Hay Al-Jamiaa  () is a neighborhood near the Mansour district of Baghdad, Iraq. 

Its small river name Aldawoody otherwise government removed small river and created an area for houses. 
The neighborhood was originally created during the mid-1960s, to provide housing and its old name Aldawoody was changed to Alkhaadraa. Now its name is Hay Al-Jamia and the government gave some of the houses for Ministry of Agriculture, some houses for a companion in Baath Party, some for police and some for university professors.

In old times (Hay Aljamiaa) three part the first part name alshurta means police houses, the second dor alrefaq means house of a companion in Baath Party and the third part jamiaa means university in Arabic. Hence, its full name is "Hay Al-Jamia" or "University Neighborhood".

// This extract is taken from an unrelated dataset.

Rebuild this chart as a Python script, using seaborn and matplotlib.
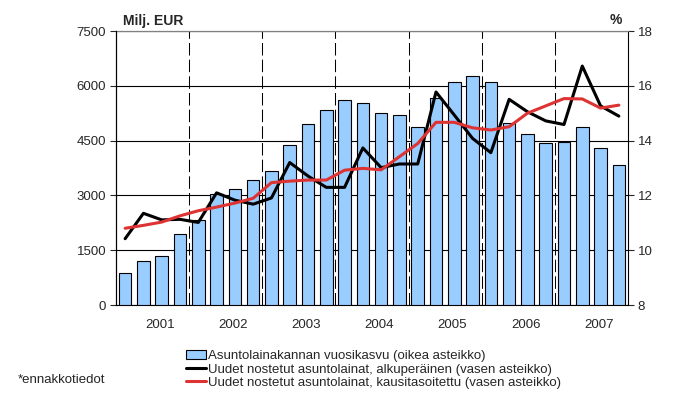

During the recent sectarian troubles that plagued Baghdad, Hay Al-Jamia became one of the primary troubled areas in Western Baghdad, to the point that during the period from late 2006 to early 2007, the whole neighborhood became a de facto "ghost town". However, after the return of security in 2008, it has regained much of its former vitality.

Geography
It is bordered by the following neighborhoods: Al-Adil to the North, Al-Mansur and Al-Dawoodi to the East, Al-Shurta to the South, and Al-Khadraa and Al-Ghazaliah to the West.

Transport
Al-Rabiaa Street () is a major access road and the main market area, and passes from north to south in the eastern half of Al-Jami'a.